Your objective
Copy out all of the data below with no alterations.
---- Data block
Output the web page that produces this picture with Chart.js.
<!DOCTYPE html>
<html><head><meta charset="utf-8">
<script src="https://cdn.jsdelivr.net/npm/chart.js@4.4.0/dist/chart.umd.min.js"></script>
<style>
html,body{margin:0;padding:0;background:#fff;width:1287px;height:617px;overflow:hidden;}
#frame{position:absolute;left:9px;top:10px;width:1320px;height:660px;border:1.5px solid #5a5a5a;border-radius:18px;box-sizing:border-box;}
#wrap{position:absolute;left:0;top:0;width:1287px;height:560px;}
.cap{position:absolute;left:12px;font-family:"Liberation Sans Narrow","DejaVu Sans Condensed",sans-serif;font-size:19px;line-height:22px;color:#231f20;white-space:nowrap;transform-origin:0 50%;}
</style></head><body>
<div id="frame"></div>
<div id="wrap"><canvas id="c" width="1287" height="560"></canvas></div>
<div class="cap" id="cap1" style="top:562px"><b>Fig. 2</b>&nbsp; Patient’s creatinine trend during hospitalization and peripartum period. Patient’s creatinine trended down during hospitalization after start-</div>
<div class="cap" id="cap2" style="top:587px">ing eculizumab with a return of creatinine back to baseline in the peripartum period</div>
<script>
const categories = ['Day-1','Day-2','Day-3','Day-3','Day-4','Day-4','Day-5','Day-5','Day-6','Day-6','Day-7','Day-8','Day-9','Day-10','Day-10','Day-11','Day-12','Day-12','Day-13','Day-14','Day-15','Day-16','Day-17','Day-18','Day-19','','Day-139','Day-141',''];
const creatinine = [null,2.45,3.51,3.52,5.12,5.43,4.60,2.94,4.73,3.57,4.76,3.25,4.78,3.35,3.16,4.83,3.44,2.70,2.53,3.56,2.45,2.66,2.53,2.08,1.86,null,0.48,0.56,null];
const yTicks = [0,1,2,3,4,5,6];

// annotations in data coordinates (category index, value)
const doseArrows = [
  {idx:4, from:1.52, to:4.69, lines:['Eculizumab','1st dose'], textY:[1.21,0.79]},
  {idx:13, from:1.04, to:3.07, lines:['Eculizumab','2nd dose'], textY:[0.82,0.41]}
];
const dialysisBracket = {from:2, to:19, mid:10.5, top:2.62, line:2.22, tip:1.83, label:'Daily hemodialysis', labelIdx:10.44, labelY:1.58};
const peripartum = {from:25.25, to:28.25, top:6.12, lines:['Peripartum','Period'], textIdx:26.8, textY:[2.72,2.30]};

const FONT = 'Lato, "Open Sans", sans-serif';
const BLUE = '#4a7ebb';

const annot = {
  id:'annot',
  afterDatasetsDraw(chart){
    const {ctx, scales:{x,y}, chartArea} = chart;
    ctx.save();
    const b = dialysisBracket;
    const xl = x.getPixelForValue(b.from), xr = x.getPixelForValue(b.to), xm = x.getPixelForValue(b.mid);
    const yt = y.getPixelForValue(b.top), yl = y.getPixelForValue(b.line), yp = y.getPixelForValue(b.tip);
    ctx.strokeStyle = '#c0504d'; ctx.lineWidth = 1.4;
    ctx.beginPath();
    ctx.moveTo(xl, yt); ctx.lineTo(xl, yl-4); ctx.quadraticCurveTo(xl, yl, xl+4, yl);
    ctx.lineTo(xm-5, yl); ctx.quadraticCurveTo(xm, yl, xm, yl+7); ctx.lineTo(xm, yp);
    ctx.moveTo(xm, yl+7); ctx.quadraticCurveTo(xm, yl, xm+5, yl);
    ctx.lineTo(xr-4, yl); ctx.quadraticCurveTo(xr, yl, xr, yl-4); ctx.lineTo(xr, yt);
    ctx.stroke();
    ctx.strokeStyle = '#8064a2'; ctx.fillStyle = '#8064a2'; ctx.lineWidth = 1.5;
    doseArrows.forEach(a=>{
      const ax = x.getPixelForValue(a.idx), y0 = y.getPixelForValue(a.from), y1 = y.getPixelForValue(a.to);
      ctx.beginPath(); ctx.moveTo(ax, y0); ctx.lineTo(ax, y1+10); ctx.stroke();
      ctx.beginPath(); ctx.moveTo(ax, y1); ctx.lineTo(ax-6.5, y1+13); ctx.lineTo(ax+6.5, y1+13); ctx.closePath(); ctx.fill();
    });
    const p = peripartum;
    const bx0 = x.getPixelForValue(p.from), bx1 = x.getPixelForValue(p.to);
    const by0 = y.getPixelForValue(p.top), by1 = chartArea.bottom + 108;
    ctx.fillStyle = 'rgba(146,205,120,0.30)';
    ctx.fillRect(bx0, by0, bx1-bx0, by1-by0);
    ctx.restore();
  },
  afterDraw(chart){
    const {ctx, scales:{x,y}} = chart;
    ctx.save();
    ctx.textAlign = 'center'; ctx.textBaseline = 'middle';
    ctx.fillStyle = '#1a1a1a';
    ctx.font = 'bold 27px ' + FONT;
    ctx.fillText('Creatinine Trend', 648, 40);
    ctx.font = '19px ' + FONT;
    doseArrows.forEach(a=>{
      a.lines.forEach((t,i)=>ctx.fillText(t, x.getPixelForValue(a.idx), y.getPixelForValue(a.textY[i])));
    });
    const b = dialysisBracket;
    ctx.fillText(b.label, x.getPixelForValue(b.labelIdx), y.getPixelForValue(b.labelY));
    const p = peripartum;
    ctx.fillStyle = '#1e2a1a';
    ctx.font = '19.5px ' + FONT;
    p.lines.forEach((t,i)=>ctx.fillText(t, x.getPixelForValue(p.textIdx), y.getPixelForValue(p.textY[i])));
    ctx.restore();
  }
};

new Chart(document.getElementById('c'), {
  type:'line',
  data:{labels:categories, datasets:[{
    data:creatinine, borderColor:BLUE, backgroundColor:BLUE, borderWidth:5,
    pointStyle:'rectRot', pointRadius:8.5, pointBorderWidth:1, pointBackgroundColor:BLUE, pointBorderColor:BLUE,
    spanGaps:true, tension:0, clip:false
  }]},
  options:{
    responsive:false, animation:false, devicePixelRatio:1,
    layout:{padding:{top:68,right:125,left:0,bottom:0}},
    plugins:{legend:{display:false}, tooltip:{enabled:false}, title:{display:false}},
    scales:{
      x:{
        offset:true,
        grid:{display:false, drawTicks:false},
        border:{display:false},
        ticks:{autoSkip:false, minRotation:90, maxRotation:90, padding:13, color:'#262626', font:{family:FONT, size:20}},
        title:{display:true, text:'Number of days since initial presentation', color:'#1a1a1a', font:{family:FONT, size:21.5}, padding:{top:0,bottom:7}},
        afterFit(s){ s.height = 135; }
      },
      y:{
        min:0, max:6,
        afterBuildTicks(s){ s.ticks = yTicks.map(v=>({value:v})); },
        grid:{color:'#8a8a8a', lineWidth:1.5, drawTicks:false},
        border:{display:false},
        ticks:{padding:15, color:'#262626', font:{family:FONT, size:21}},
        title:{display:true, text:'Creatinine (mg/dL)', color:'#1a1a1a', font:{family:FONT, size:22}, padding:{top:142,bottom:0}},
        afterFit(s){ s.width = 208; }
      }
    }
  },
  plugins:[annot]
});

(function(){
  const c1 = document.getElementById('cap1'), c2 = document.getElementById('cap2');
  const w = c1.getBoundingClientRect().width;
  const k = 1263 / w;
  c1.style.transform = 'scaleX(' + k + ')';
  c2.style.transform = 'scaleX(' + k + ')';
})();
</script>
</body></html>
--------
Answer below
Output the web page that produces this picture with Chart.js.
<!DOCTYPE html>
<html><head><meta charset="utf-8">
<script src="https://cdn.jsdelivr.net/npm/chart.js@4.4.0/dist/chart.umd.min.js"></script>
<style>
html,body{margin:0;padding:0;background:#fff;width:1287px;height:617px;overflow:hidden;}
#frame{position:absolute;left:9px;top:10px;width:1320px;height:660px;border:1.5px solid #5a5a5a;border-radius:18px;box-sizing:border-box;}
#wrap{position:absolute;left:0;top:0;width:1287px;height:560px;}
.cap{position:absolute;left:12px;font-family:"Liberation Sans Narrow","DejaVu Sans Condensed",sans-serif;font-size:19px;line-height:22px;color:#231f20;white-space:nowrap;transform-origin:0 50%;}
</style></head><body>
<div id="frame"></div>
<div id="wrap"><canvas id="c" width="1287" height="560"></canvas></div>
<div class="cap" id="cap1" style="top:562px"><b>Fig. 2</b>&nbsp; Patient’s creatinine trend during hospitalization and peripartum period. Patient’s creatinine trended down during hospitalization after start-</div>
<div class="cap" id="cap2" style="top:587px">ing eculizumab with a return of creatinine back to baseline in the peripartum period</div>
<script>
const categories = ['Day-1','Day-2','Day-3','Day-3','Day-4','Day-4','Day-5','Day-5','Day-6','Day-6','Day-7','Day-8','Day-9','Day-10','Day-10','Day-11','Day-12','Day-12','Day-13','Day-14','Day-15','Day-16','Day-17','Day-18','Day-19','','Day-139','Day-141',''];
const creatinine = [null,2.45,3.51,3.52,5.12,5.43,4.60,2.94,4.73,3.57,4.76,3.25,4.78,3.35,3.16,4.83,3.44,2.70,2.53,3.56,2.45,2.66,2.53,2.08,1.86,null,0.48,0.56,null];
const yTicks = [0,1,2,3,4,5,6];

// annotations in data coordinates (category index, value)
const doseArrows = [
  {idx:4, from:1.52, to:4.69, lines:['Eculizumab','1st dose'], textY:[1.21,0.79]},
  {idx:13, from:1.04, to:3.07, lines:['Eculizumab','2nd dose'], textY:[0.82,0.41]}
];
const dialysisBracket = {from:2, to:19, mid:10.5, top:2.62, line:2.22, tip:1.83, label:'Daily hemodialysis', labelIdx:10.44, labelY:1.58};
const peripartum = {from:25.25, to:28.25, top:6.12, lines:['Peripartum','Period'], textIdx:26.8, textY:[2.72,2.30]};

const FONT = 'Lato, "Open Sans", sans-serif';
const BLUE = '#4a7ebb';

const annot = {
  id:'annot',
  afterDatasetsDraw(chart){
    const {ctx, scales:{x,y}, chartArea} = chart;
    ctx.save();
    const b = dialysisBracket;
    const xl = x.getPixelForValue(b.from), xr = x.getPixelForValue(b.to), xm = x.getPixelForValue(b.mid);
    const yt = y.getPixelForValue(b.top), yl = y.getPixelForValue(b.line), yp = y.getPixelForValue(b.tip);
    ctx.strokeStyle = '#c0504d'; ctx.lineWidth = 1.4;
    ctx.beginPath();
    ctx.moveTo(xl, yt); ctx.lineTo(xl, yl-4); ctx.quadraticCurveTo(xl, yl, xl+4, yl);
    ctx.lineTo(xm-5, yl); ctx.quadraticCurveTo(xm, yl, xm, yl+7); ctx.lineTo(xm, yp);
    ctx.moveTo(xm, yl+7); ctx.quadraticCurveTo(xm, yl, xm+5, yl);
    ctx.lineTo(xr-4, yl); ctx.quadraticCurveTo(xr, yl, xr, yl-4); ctx.lineTo(xr, yt);
    ctx.stroke();
    ctx.strokeStyle = '#8064a2'; ctx.fillStyle = '#8064a2'; ctx.lineWidth = 1.5;
    doseArrows.forEach(a=>{
      const ax = x.getPixelForValue(a.idx), y0 = y.getPixelForValue(a.from), y1 = y.getPixelForValue(a.to);
      ctx.beginPath(); ctx.moveTo(ax, y0); ctx.lineTo(ax, y1+10); ctx.stroke();
      ctx.beginPath(); ctx.moveTo(ax, y1); ctx.lineTo(ax-6.5, y1+13); ctx.lineTo(ax+6.5, y1+13); ctx.closePath(); ctx.fill();
    });
    const p = peripartum;
    const bx0 = x.getPixelForValue(p.from), bx1 = x.getPixelForValue(p.to);
    const by0 = y.getPixelForValue(p.top), by1 = chartArea.bottom + 108;
    ctx.fillStyle = 'rgba(146,205,120,0.30)';
    ctx.fillRect(bx0, by0, bx1-bx0, by1-by0);
    ctx.restore();
  },
  afterDraw(chart){
    const {ctx, scales:{x,y}} = chart;
    ctx.save();
    ctx.textAlign = 'center'; ctx.textBaseline = 'middle';
    ctx.fillStyle = '#1a1a1a';
    ctx.font = 'bold 27px ' + FONT;
    ctx.fillText('Creatinine Trend', 648, 40);
    ctx.font = '19px ' + FONT;
    doseArrows.forEach(a=>{
      a.lines.forEach((t,i)=>ctx.fillText(t, x.getPixelForValue(a.idx), y.getPixelForValue(a.textY[i])));
    });
    const b = dialysisBracket;
    ctx.fillText(b.label, x.getPixelForValue(b.labelIdx), y.getPixelForValue(b.labelY));
    const p = peripartum;
    ctx.fillStyle = '#1e2a1a';
    ctx.font = '19.5px ' + FONT;
    p.lines.forEach((t,i)=>ctx.fillText(t, x.getPixelForValue(p.textIdx), y.getPixelForValue(p.textY[i])));
    ctx.restore();
  }
};

new Chart(document.getElementById('c'), {
  type:'line',
  data:{labels:categories, datasets:[{
    data:creatinine, borderColor:BLUE, backgroundColor:BLUE, borderWidth:5,
    pointStyle:'rectRot', pointRadius:8.5, pointBorderWidth:1, pointBackgroundColor:BLUE, pointBorderColor:BLUE,
    spanGaps:true, tension:0, clip:false
  }]},
  options:{
    responsive:false, animation:false, devicePixelRatio:1,
    layout:{padding:{top:68,right:125,left:0,bottom:0}},
    plugins:{legend:{display:false}, tooltip:{enabled:false}, title:{display:false}},
    scales:{
      x:{
        offset:true,
        grid:{display:false, drawTicks:false},
        border:{display:false},
        ticks:{autoSkip:false, minRotation:90, maxRotation:90, padding:13, color:'#262626', font:{family:FONT, size:20}},
        title:{display:true, text:'Number of days since initial presentation', color:'#1a1a1a', font:{family:FONT, size:21.5}, padding:{top:0,bottom:7}},
        afterFit(s){ s.height = 135; }
      },
      y:{
        min:0, max:6,
        afterBuildTicks(s){ s.ticks = yTicks.map(v=>({value:v})); },
        grid:{color:'#8a8a8a', lineWidth:1.5, drawTicks:false},
        border:{display:false},
        ticks:{padding:15, color:'#262626', font:{family:FONT, size:21}},
        title:{display:true, text:'Creatinine (mg/dL)', color:'#1a1a1a', font:{family:FONT, size:22}, padding:{top:142,bottom:0}},
        afterFit(s){ s.width = 208; }
      }
    }
  },
  plugins:[annot]
});

(function(){
  const c1 = document.getElementById('cap1'), c2 = document.getElementById('cap2');
  const w = c1.getBoundingClientRect().width;
  const k = 1263 / w;
  c1.style.transform = 'scaleX(' + k + ')';
  c2.style.transform = 'scaleX(' + k + ')';
})();
</script>
</body></html>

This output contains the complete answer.